Again, I include another photo from April, 2008, taken during that same time which could be considered as stealing from the conference in China.  For me, this walk in the rain was a magical time, where the world took on a numinous quality, where I entered into a larger place which once part of a childhood that knew the world was infinite and that it was bigger and fuller than could possibly be imagined.  For a moment, I felt free, filled with possibilities that had been both consciously and unconsciously denied.

What had I been denying myself?  I don’t know, really.  I do know that I was (and still remain) more focused on pleasing other(s).  I had looked outside myself for approval, an action that was and remains doomed to failure because without self-approval, the accolades from outside become just more tinsel.  Of course this is points to being dominated by complexes.
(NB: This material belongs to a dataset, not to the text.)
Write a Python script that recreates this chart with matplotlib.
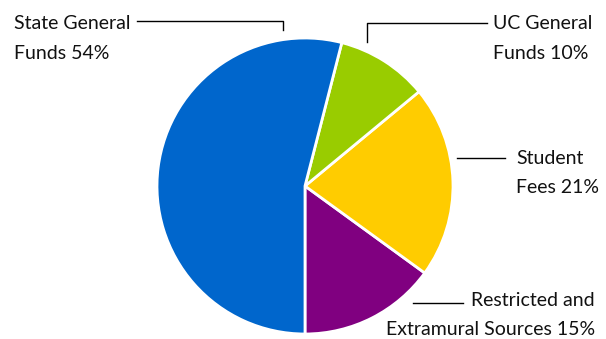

For example, a mother complex or a father complex.  Not getting one’s needs filled in childhood by one’s opposite parent usually results in one entering into a relationship with someone who either will fulfil the need or one who reinforces the devaluation by the parent (see James Hollis for more on this theme in both the book quoted above and in his book, The Eden Project).  The person becomes stuck in the relationship.   And in being stuck, it becomes that person’s task to confront himself or herself with the reality of the complex and the nature of the relationship.  Not willing to risk the relationship only dooms the quality of the relationship.  Worse, it dooms one’s soul.